Monday, November 28, 2011

Matched (Ally Condie)

Title: Matched
Author: Ally Condie
Publisher: Dutton Books (Penguin)
Length: 366 pages
Rating: 4.5/5

In Cassia’s society, officials decide where you live, who you marry, what your work is, and when you die. Cassia never questioned this, seeing it as a small price to pay for safety and health. On her seventeenth birthday, she is shown her Match, and couldn’t be happier when her best friend Xander appears on the screen. But then another face she recognizes flashes by, and in that brief moment of seeing Ky’s face, everything changes. Cassie begins to question everything about her society and her life and must make the ultimate choice: whether to live without choices or to risk everything by choosing a life of her own. Safety or freedom? Xander or Ky?

Dystopias aren’t just THE big thing right now. Apparently they’re MY big thing too. Maybe it’s because I grew up on Ender’s Game, or maybe it’s because they take teenage rebellion to a whole new level, but I’m liking this trend in YA lit. Dystopias are all about personal growth. The more a character learns the imperfections of their seemingly perfect society, the more they learn about themselves.

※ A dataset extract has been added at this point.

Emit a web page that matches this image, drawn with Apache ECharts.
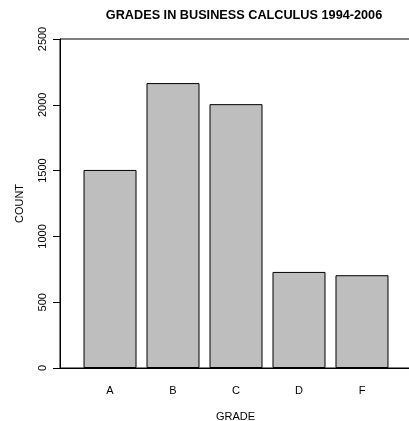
<!DOCTYPE html>
<html>
<head>
<meta charset="utf-8">
<script src="https://cdn.jsdelivr.net/npm/echarts@6/dist/echarts.min.js"></script>
<style>
  html, body { margin: 0; padding: 0; background: #fff; }
  #chart { width: 409px; height: 421px; }
</style>
</head>
<body>
<div id="chart"></div>
<script>
// grade categories and counts
var grades = ['A', 'B', 'C', 'D', 'F'];
var counts = [1505, 2165, 2005, 730, 705];
var yTicks = [0, 500, 1000, 1500, 2000, 2500];

var font = 'Liberation Sans, Arial, sans-serif';
var chart = echarts.init(document.getElementById('chart'));

// bars sit at x = 0..4 on a value axis so the frame can start left of the first bar
var barData = [];
for (var i = 0; i < grades.length; i++) {
  barData.push([i, counts[i]]);
}

var option = {
  animation: false,
  backgroundColor: '#fff',
  title: {
    text: 'GRADES IN BUSINESS CALCULUS 1994-2006',
    left: 239,
    top: 4,
    textAlign: 'center',
    textStyle: { fontFamily: font, fontSize: 12.7, fontWeight: 'bold', color: '#000' }
  },
  grid: {
    left: 60,
    right: -2,
    top: 39,
    bottom: 53,
    outerBoundsMode: 'none',
    show: true,
    borderColor: '#000',
    borderWidth: 1
  },
  xAxis: {
    type: 'value',
    min: -0.794,
    max: 4.778,
    name: 'GRADE',
    nameLocation: 'middle',
    nameGap: 43,
    nameTextStyle: { fontFamily: font, fontSize: 11, color: '#000' },
    axisLine: { show: true, onZero: false, lineStyle: { color: '#000' } },
    axisTick: { show: false },
    splitLine: { show: false },
    axisLabel: {
      customValues: [0, 1, 2, 3, 4],
      formatter: function (v) { return grades[Math.round(v)]; },
      margin: 17,
      fontFamily: font,
      fontSize: 11,
      color: '#000'
    }
  },
  yAxis: {
    type: 'value',
    min: yTicks[0],
    max: yTicks[yTicks.length - 1],
    interval: 500,
    name: 'COUNT',
    nameLocation: 'middle',
    nameGap: 35,
    nameTextStyle: { fontFamily: font, fontSize: 11, color: '#000' },
    axisLine: { show: true, onZero: false, lineStyle: { color: '#000' } },
    axisTick: { show: true, length: 7, lineStyle: { color: '#000' } },
    splitLine: { show: false },
    axisLabel: {
      rotate: 90,
      margin: 12,
      formatter: function (v) { return String(v); },
      fontFamily: font,
      fontSize: 11,
      color: '#000'
    }
  },
  series: [{
    type: 'bar',
    data: barData,
    barWidth: 53,
    itemStyle: { color: '#bebebe', borderColor: '#000', borderWidth: 1 }
  }]
};

chart.setOption(option);
</script>
</body>
</html>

Cassia has never really had the power to choose before. Everything has been determined by society, and there is little free will, and therefore little chance for rebellion. But it turns out that everyone in the novel has been rebelling in their own little ways. Everyone has a breaking point when they choose not to do what society tells them, and it’s always for the people they love. I really liked this about the book. There may not be a terrible evil to fight, but love is still the game changer.

Ky and Xander. Sigh. You didn’t think I was going to write a review without bringing up the love triangle did you? I loved them both, and Cassia too, but wanted more out of them. They’re all a bit surface level, and I wanted to see what makes them tick, making their love for one another even more believable. Perhaps in the next novel!

Some more things I liked:
1.      The character names! I’m a sucker for unique names and everyone in this novel has one.
2.      Eyes. Again, sucker for authors who focus on characters eyes (window to the soul and all).
3.      Poetry used in a different way!! Instead of epigraphs no one reads (cough so many other authors cough), this book presents a society in which only 100 poems have been saved. (Also only 100 paintings, history lessons, songs, etc). When Cassia’s grandfather gives her a poem thought to have been destroyed, its words become her song of freedom, its words the one thing society cannot take from her. Poetry used this way made me value words rather than curse the increased word count.
4.      The cover. So pretty! I love the simplicity and symbolism.


Confession of the day: I liked this book so much that I bought it!! (Gasp! Unheard of!) And its sequel, just so I could get my hands on it. 

So go read this book- you’ll like it!